(Stored records)
• • • • •
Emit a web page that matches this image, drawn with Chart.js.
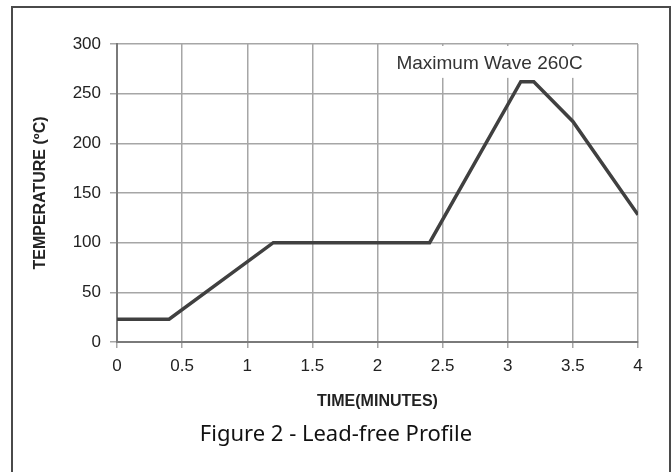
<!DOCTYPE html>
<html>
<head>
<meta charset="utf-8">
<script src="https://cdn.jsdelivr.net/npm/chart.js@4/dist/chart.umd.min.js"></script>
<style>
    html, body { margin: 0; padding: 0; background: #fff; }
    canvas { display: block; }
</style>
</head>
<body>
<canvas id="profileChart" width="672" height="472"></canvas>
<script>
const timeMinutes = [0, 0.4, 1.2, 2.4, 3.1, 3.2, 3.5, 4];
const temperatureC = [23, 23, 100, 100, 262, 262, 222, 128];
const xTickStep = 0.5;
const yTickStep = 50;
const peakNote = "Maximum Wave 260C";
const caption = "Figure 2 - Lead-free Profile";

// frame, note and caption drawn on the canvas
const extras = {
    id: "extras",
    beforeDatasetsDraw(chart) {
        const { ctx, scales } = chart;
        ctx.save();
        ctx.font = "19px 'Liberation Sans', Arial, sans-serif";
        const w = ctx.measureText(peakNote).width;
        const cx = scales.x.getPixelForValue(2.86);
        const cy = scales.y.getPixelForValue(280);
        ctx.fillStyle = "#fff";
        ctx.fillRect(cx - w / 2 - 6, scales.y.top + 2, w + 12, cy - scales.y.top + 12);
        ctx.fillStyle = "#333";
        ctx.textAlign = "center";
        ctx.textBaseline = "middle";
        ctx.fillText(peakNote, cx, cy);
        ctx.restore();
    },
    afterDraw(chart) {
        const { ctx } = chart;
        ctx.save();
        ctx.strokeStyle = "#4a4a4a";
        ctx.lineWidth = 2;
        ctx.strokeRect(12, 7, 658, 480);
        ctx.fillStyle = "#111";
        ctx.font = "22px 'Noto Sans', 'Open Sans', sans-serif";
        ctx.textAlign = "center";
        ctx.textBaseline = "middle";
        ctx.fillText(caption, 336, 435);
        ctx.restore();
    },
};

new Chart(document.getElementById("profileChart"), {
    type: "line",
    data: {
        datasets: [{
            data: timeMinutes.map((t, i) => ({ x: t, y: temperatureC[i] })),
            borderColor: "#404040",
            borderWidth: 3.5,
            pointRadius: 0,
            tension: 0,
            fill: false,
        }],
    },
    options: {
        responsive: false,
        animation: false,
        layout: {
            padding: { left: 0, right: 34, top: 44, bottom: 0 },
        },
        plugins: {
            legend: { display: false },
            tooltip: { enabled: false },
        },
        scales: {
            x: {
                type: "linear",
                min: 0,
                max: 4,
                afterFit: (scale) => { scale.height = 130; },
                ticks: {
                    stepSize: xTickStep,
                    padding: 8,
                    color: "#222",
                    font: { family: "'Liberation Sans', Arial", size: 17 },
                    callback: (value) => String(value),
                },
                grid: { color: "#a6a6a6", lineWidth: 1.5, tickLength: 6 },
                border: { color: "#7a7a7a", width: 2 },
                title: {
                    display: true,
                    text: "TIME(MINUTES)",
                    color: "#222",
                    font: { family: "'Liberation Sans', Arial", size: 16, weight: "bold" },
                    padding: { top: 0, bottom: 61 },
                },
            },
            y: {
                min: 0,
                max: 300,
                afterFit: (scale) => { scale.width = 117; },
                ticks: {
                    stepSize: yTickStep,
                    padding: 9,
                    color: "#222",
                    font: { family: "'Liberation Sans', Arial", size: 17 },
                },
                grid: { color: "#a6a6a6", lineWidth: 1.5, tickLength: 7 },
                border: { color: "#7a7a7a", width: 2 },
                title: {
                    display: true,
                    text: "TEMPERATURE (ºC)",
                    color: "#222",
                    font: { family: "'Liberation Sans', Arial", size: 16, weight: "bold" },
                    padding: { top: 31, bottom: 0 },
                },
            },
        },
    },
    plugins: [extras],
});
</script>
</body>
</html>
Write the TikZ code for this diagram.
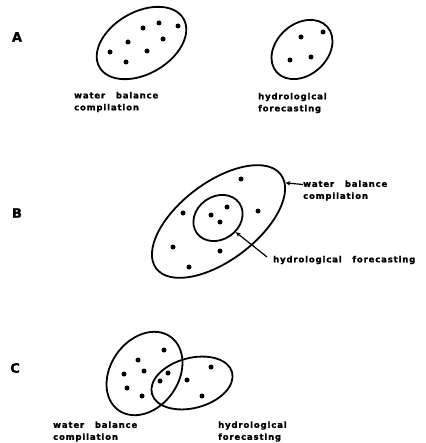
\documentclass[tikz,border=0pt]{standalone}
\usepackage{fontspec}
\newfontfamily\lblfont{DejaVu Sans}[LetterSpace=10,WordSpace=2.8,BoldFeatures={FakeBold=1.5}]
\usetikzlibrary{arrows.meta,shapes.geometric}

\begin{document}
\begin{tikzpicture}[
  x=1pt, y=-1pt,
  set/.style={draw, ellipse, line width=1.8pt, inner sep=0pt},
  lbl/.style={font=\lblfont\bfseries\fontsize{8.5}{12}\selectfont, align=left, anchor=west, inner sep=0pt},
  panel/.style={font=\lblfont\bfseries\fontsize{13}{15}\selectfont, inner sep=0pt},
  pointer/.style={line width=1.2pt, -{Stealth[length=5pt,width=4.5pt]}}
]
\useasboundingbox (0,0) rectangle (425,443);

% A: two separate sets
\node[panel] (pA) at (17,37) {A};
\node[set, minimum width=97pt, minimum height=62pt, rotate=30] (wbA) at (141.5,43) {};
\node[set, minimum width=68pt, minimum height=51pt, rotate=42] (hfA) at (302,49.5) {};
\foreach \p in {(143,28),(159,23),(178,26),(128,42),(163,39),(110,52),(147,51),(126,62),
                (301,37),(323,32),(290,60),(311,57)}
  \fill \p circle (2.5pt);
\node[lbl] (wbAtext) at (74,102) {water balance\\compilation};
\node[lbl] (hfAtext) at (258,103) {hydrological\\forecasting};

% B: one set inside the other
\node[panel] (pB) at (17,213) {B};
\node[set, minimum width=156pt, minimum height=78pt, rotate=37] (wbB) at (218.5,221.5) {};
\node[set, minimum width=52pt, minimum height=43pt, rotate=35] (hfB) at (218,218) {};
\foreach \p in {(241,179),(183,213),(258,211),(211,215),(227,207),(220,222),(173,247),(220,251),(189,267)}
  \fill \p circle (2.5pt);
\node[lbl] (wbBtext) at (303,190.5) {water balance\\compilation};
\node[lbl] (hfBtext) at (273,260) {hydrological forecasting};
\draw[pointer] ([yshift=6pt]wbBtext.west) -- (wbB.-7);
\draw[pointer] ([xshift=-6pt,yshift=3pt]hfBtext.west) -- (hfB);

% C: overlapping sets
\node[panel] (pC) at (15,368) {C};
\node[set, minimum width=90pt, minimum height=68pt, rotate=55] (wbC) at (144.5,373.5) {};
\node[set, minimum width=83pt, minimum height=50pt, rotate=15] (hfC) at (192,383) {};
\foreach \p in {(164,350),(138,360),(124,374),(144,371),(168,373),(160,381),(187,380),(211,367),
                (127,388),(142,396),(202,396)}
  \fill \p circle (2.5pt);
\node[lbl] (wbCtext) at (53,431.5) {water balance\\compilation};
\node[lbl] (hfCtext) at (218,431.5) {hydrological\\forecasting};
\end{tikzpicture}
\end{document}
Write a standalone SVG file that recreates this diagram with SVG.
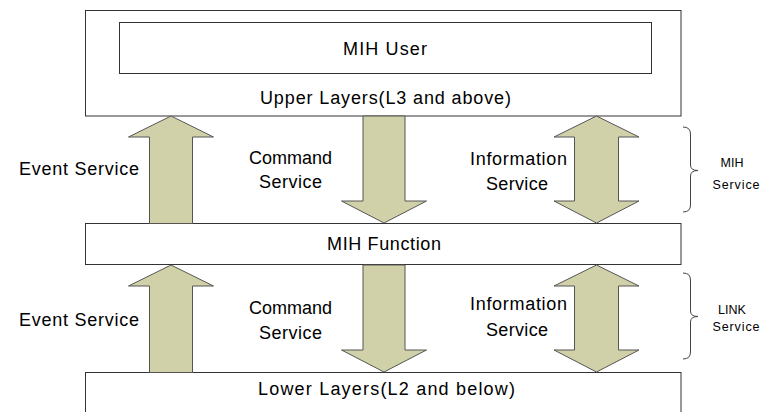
• • • • •
> [Exercise brief]:
Wherever "drawn" shows up in a line, copy that line.

> [Solution for this task]:
Emit a web page that matches this image, drawn with Chart.js.
// frame, note and caption drawn on the canvas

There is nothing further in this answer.